Members of the 47-year-old Society for Creative Anachronism met to prepare for ancient battle
The clash of swords on leather armor and metal helmet echoed Sunday across the county park in Adair Village. The purpose: battle preparations.
Not far from a site that once hosted thousands of soldiers marshalling for battle in World War II, some members of a nonprofit society dedicated to studying far older battles gathered to prepare. A group of about 10 warriors — garbed in a mixture of period battle gear that spanned several centuries and nationalities — were skirmishing on the grass in both tribute to (and the occasional violation of) history.

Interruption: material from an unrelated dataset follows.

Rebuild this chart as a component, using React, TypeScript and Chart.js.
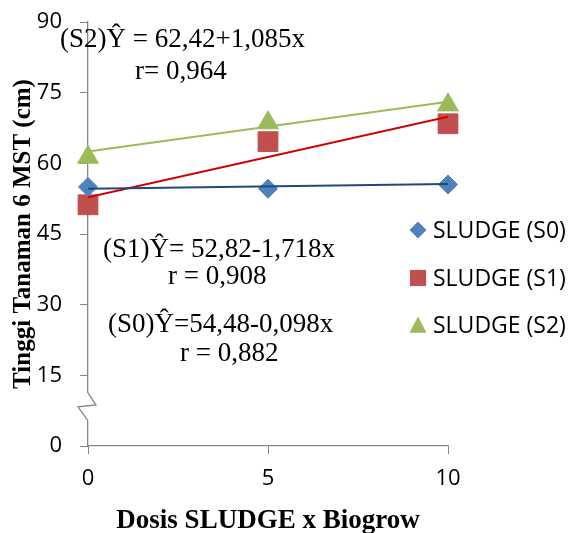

There was a medieval Germany mercenary clad in the chain mail of an Italian warrior and a homemade shield that appeared to borrow part of its protection from a chrome hubcap.
Tents were being struck as the warriors about 50 other members of the Society for Creative Anachronism met Sunday, the final day of a weekend get-together to share their appreciation for all things pre-1700 — and to prepare for a big Fourth of July regional get-together in Gold Beach.
“We meet somewhere just about every weekend,” said SCA ambassador and press escort Mathea Volpella da Perusia, whose 21st Century name is Meredith Alden.
Alden, who lives in Salem, works in Corvallis as an analytical chemist during the week. But her passion for history (her parents had to beg her to leave the J. Paul Getty Museum in Malibu when she was a teenager) has found its outlet in her alternative identity. On weekends, she dresses as an apothecary’s daughter who lived sometime before the 17th Century.
Although what she calls “The Shire of Coeur de Val” (town of Corvallis) has had an active SCA branch for many years, the members recruit but don’t often publicize.
In fact, she was an escort on Sunday, she said, not only to ensure that no one got in the way of a swinging weapon, but also to try and get out the positive message that this was more about history than dress-up.
In the 47 years since the SCA began as in a May Day party in a back yard in Berkeley, Calif., there have been some cultural shifts with other history-inspired recreational events, such as Renaissance Fairs and the more recent Live Action Role Playing by people interested in fantasy fiction.
The SCA, Alden said, is an international nonprofit educational organization, dedicated to the preservation, research and recreation of the crafts, arts and experience of the Middle Ages and Renaissance. That covers about 500 years or so, give or take.
The weekend camping activities are suspended during the winter, but there is indoor feasting on featured historic dishes.
Jeanne C. McCartney, a technical writer from Salem, (aka the Countess of An Tir Berengaria de Montfort de Carcassonne) said the last winter feast featured foods of Spain and Portugal that would have been quickly butchered and then prepared, such as Portuguese beef hash and minced Moroccan chicken.
Other common dishes were things such as a one-dish meal of toast with eggs and apples.
While the SCA members value history, they are well-educated and successful people in the 21st Century.
Alden’s husband, whom she met through the SCA, is a brewery consultant. She kept control of the goings on Sunday via a walkie-talkie that resembled a cell phone and that was clipped to her dress.
With another practice skirmish set for next weekend in Coquille, members of the Society for Creative Anachronism wanted to be prepared for the big event — a gathering of the various historic time periods, nationalities’ costumes and authentic looking weaponry and fighting styles that will be in active use during the Fourth of July “war” in Gold Beach.
It takes a lot of communication.
“Frankly, I don’t know they held the Middle Ages without the Internet,” Alden joked.
The group always is recruiting, and all ages are welcome. For instance, the warriors practicing in the park included a 17-year-old girl and a man who recently turned 60.
“He was just recently knighted,” McCartney said. “He’s an honorable man.”